> This could happen in every language ever made. It has nothing to do with rust.
Except it does. This also has to do with culture. In Rust, I get the impression that one can set it up as roughly two communities.
The first does not consider safety, security and correctness to be the responsibility of the language, instead they consider it their own responsibility. They merely appreciate it when the language helps with all that, and take precautions when the language hinders that. They try to be honest with themselves.
The second community is careless, might make various unfounded claims and actions that sometimes border on cultish and gang mob behavior and beliefs, and can for instance spew unwrap() all over codebases even when not appropriate for that kind of project, or claim that a Rust project is memory safe even when unsafe Rust is used all over the place with lots of basic bugs and UB-inducing bugs in it.
The second community is surprisingly large, and is severely detrimental to security, safety and correctness.
Again, this has nothing to do with the point at hand, which is that "in any language, a developer can choose the crash the problem if a unrecoverable state happens". That's it.
Tell me about how these supposed magical groups have anything at all to do with language features. What language can magically conjure triple the memory from thin air because the upstream query returned 200+ entries instead of the 60-ish you're required to support?
I don't think you're actually disagreeing with the person you're responding to here. Even if you take your grouping as factual, there's nothing that limits said grouping to Rust programmers. Or in other words:
> This could happen in every language ever made. It has nothing to do with rust.
SAFETY comments do not magically make unsafe Rust correct nor safe. And Miri cannot catch everything, and is magnitudes slower than regular program running.
I think you might be misreading GP's comment. They are not claiming that SAFETY comments and MIRI guarantee correctness/safety; those are just being used as examples of the extra effort that can be and are expended on the relatively few unsafe blocks in your codebase, resulting in "your probability of success [being] vastly higher" compared to "might as well have used C".
The first two is the same article, but they point out that certain structures can be very hard to write in rust, with linked lists being a famous example. The point stands, but I would say the tradeoff is worth it (the author also mentions at the end that they still think rust is great).
The third link is absolutely nuts. Why would you want to initialize a struct like that in Rust? It's like saying a functional programming language is hard because you can't do goto. The author sets themselves a challenge to do something that absolutely goes against how rust works, and then complains how hard it is.
If you want to do it to interface with non-rust code, writing a C-style string to some memory is easier.
And it can easily be more than 5%, since some projects both have lots of large unsafe blocks, and also the presence of an unsafe block can require validation of much more than the block itself. It is terrible of you and overall if my understanding is far better than yours.
And even your argument taken at face value is poor, since if it is much harder, and it is some of the most critical code and already-hard code, like some complex algorithm, it could by itself be worse overall. And Rust specifically have developers use unsafe for some algorithm implementations, for flexibility and performance.

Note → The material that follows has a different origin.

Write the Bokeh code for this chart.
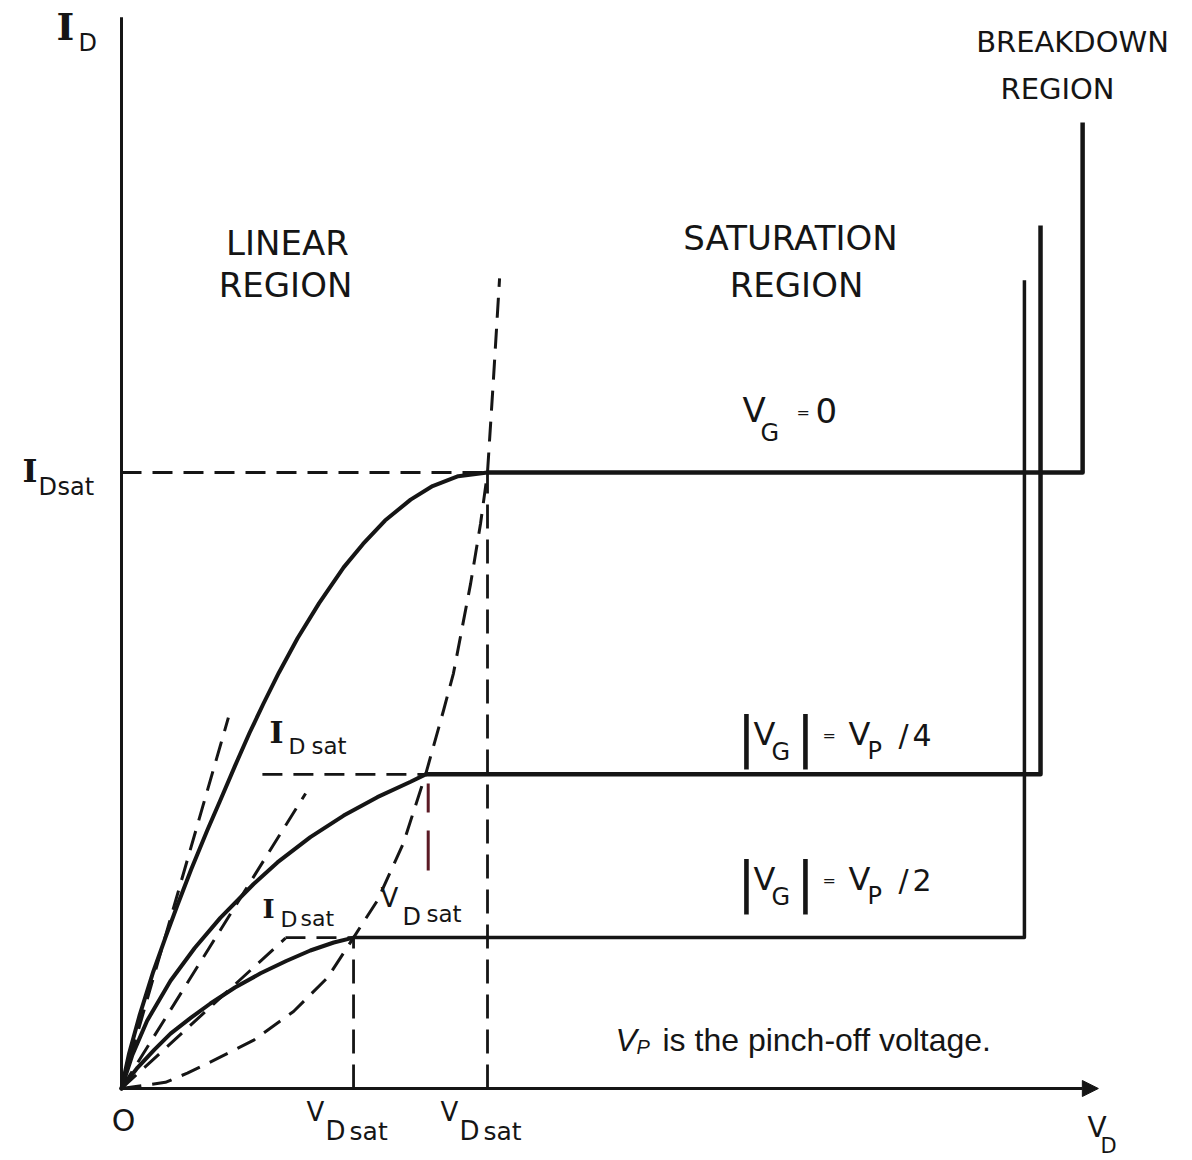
from bokeh.plotting import figure
from bokeh.models import Range1d, Label, Arrow, NormalHead
from bokeh.embed import file_html
from bokeh.resources import INLINE

W, H = 1192, 1160

# Drain voltage V_D normalised to V_Dsat at V_G = 0, drain current I_D to I_Dsat at V_G = 0.

# Linear-region curves, one per gate voltage
vd_vg0 = [0.0, 0.02, 0.05, 0.087, 0.12, 0.153, 0.19, 0.235, 0.27, 0.311, 0.35, 0.388,
          0.43, 0.481, 0.54, 0.607, 0.66, 0.72, 0.79, 0.85, 0.92, 1.0]
id_vg0 = [0.0, 0.055, 0.12, 0.19, 0.245, 0.298, 0.355, 0.42, 0.468, 0.525, 0.5775, 0.625,
          0.675, 0.731, 0.788, 0.846, 0.884, 0.922, 0.956, 0.978, 0.994, 1.0]

vd_vp4 = [0.0, 0.03, 0.07, 0.134, 0.2, 0.27, 0.361, 0.426, 0.516, 0.607, 0.699, 0.79, 0.831]
id_vp4 = [0.0, 0.055, 0.11, 0.175, 0.228, 0.277, 0.332, 0.367, 0.408, 0.443, 0.473, 0.498, 0.510]

vd_vp2 = [0.0, 0.044, 0.09, 0.134, 0.19, 0.243, 0.31, 0.38, 0.45, 0.516, 0.58, 0.634]
id_vp2 = [0.0, 0.034, 0.063, 0.089, 0.115, 0.138, 0.164, 0.187, 0.207, 0.224, 0.237, 0.245]

# Pinch-off locus (V_D = V_Dsat)
vd_pinch = [0.0, 0.12, 0.18, 0.26, 0.36, 0.47, 0.563, 0.634, 0.699, 0.770, 0.831,
            0.880, 0.907, 0.954, 0.981, 1.0, 1.016, 1.033]
id_pinch = [0.0, 0.010, 0.025, 0.048, 0.078, 0.125, 0.180, 0.245, 0.305, 0.398, 0.510,
            0.614, 0.674, 0.820, 0.917, 1.0, 1.149, 1.315]

# Saturation points for V_G = 0, |V_G| = V_P/4, |V_G| = V_P/2
sat_vd = [1.0, 0.831, 0.634]
sat_id = [1.0, 0.510, 0.245]

# Breakdown voltage and the height of each breakdown rise
bd_vd = [2.626, 2.511, 2.467]
bd_id = [1.568, 1.401, 1.312]

# Initial-slope (ohmic) tangents: end point of each dashed line from the origin
tan_vd = [0.292, 0.503, 0.448]
tan_id = [0.602, 0.479, 0.244]

# Start of the dashed I_Dsat guides
guide_vd0 = [0.0, 0.385, 0.448]

# Axis extents
vd_axis_end = 2.669
id_axis_end = 1.739

X0, X1 = -121 / 366, (W - 121) / 366
Y0, Y1 = -(H - 1088) / 616, 1088 / 616

p = figure(width=W, height=H, x_range=Range1d(X0, X1), y_range=Range1d(Y0, Y1),
           output_backend="svg", toolbar_location=None,
           x_axis_location=None, y_axis_location=None, min_border=0)
p.grid.visible = False
p.outline_line_color = None
p.background_fill_color = "white"
p.border_fill_color = "white"

INK = "#151515"
DASH = "20 11"

# axes
p.line([0, 0], [0, id_axis_end], line_color=INK, line_width=3)
p.add_layout(Arrow(end=NormalHead(size=16, fill_color=INK, line_color=INK),
                   x_start=0, y_start=0, x_end=vd_axis_end, y_end=0,
                   line_color=INK, line_width=3))

# dashed constructions
p.line(vd_pinch, id_pinch, line_color=INK, line_width=3, line_dash=DASH, line_join="round")
for tx, ty in zip(tan_vd, tan_id):
    p.line([0, tx], [0, ty], line_color=INK, line_width=3, line_dash=DASH)
for x0, sx, sy in zip(guide_vd0, sat_vd, sat_id):
    p.line([x0, sx], [sy, sy], line_color=INK, line_width=2.8, line_dash=DASH)
p.line([sat_vd[0], sat_vd[0]], [0, sat_id[0]], line_color=INK, line_width=2.8, line_dash="24 11")
p.line([sat_vd[2], sat_vd[2]], [0, sat_id[2]], line_color=INK, line_width=2.8, line_dash="24 11")
p.line([sat_vd[1] + 0.007, sat_vd[1] + 0.007], [0.354, sat_id[1] - 0.015],
       line_color="#5b1a25", line_width=3, line_dash="40 18")

# linear-region curves
for xs, ys in ((vd_vg0, id_vg0), (vd_vp4, id_vp4), (vd_vp2, id_vp2)):
    p.line(xs, ys, line_color=INK, line_width=4, line_join="round", line_cap="round")

# saturation and breakdown
for sx, sy, bx, by, lw in zip(sat_vd, sat_id, bd_vd, bd_id, (4.5, 4.5, 3.5)):
    p.line([sx, bx, bx], [sy, sy, by], line_color=INK, line_width=lw, line_join="round")


def sx_(xp):
    return (xp - 121) / 366


def sy_(yp):
    return (1088 - yp) / 616


def put(text, xp, yp, size, font="DejaVu Sans", align="left", style="normal"):
    # yp is the wanted baseline; the label box is anchored on its middle
    p.add_layout(Label(x=sx_(xp), y=sy_(yp - 0.38 * size), text=text, text_font=font,
                       text_font_size=f"{size}px", text_font_style=style,
                       text_color=INK, text_align=align, text_baseline="alphabetic"))


SERIF = "DejaVu Serif"

# region titles
put("LINEAR", 287, 255, 34, align="center")
put("REGION", 285, 297, 34, align="center")
put("SATURATION", 790, 250, 34, align="center")
put("REGION", 796, 297, 34, align="center")
put("BREAKDOWN", 1072, 53, 29, align="center")
put("REGION", 1057, 100, 29, align="center")

# axis titles
put("I", 56, 40, 38, font=SERIF, style="bold")
put("D", 78, 52, 24)
put("V", 1087, 1138, 28)
put("D", 1100, 1153, 21)
put("O", 123, 1131, 30, align="center")

# I_Dsat on the current axis
put("I", 22, 483, 32, font=SERIF, style="bold")
put("D", 38, 496, 24)
put("sat", 57, 496, 24)

# V_Dsat on the voltage axis
for vx in (sat_vd[2], sat_vd[0]):
    x_px = 121 + vx * 366
    put("V", x_px - 47, 1121, 26)
    put("D", x_px - 28, 1140, 26)
    put("sat", x_px - 4, 1140, 25)

# inner labels
put("I", 269, 743, 30, font=SERIF, style="bold")
put("D", 288, 754, 22)
put("sat", 311, 754, 23)
put("I", 262, 918, 26, font=SERIF, style="bold")
put("D", 280, 927, 22)
put("sat", 300, 926, 22)
put("V", 380, 907, 26)
put("D", 402, 926, 24)
put("sat", 426, 922, 23)

# gate voltage labels
put("V", 742, 422, 34)
put("G", 760, 442, 24)
put("=", 796, 418, 16)
put("0", 815, 423, 34)

for base, bar_base, frac in ((746, 757, "4"), (891, 902, "2")):
    put("|", 746, bar_base, 56, align="center")
    put("V", 753, base, 32)
    put("G", 771, base + 15, 24)
    put("|", 805, bar_base, 56, align="center")
    put("=", 822, base - 5, 16)
    put("V", 848, base, 32)
    put("P", 867, base + 14, 24)
    put("/", 898, base, 30)
    put(frac, 912, base, 30)

# footnote
put("V", 615, 1052, 32, font="Liberation Sans", style="italic")
put("P", 636, 1054, 20, font="Liberation Sans", style="italic")
put("is the pinch-off voltage.", 662, 1052, 32, font="Liberation Sans")

open("out.html", "w").write(file_html(p, INLINE))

> since if it is much harder, and it is some of the most critical code and already-hard code, like some complex algorithm, it could by itself be worse overall.
(Emphasis added)
But is it worse overall?
It's easy to speculate that some hypothetical scenario could be true. Of course, such speculation on its own provides no reason for anyone to believe it is true. Are you able to provide evidence to back up your speculation?
Is three random people saying unsafe Rust is hard supposed to make us forget about C’s legendary problems with UB, nil pointers, memory management bugs, and staggering number of CVEs?
You have zero sense of perspective. Even if we accept the premise that unsafe Rust is harder than C (which frankly is ludicrous on the face of it) we’re talking about a tiny fraction of the overall code of Rust programs in the wild. You have to pay careful attention to C’s issues virtually every single line of code.
With all due respect this may be the singular dumbest argument I’ve ever had the displeasure of participating in on Hacker News.
> Even if we accept the premise that unsafe Rust is harder than C (which frankly is ludicrous on the face of it)
I think there's a very strong dependence on exactly what kind of unsafe code you're dealing with. On one hand, you can have relatively straightforwards stuff like get_unsafe or calling into simpler FFI functions. On the other hand, you have stuff like exposing a safe, ergonomic, and sound APIs for self-referential structures, which is definitely an area of active experimentation.
Of course, in this context all that is basically a nitpick; nothing about your comment hinges on the parenthetical.
Well, you're the one asking for a comparison with C, and this subthread is generally comparing against C, so you tell us.
> Modern C++ provides a lot of features that makes this topic easier, also when programs scale up in size, similar to Rust. Yet without requirements like no universal aliasing. And that despite all the issues of C++.
Well yes, the latter is the tradeoff for the former. Nothing surprising there.
Unfortunately even modern C++ doesn't have good solutions for the hardest problems Rust tackles (yet?), but some improvement is certainly more welcome than no improvement.
> Which is wrong
Is it? Would you be able to show evidence to prove such a claim?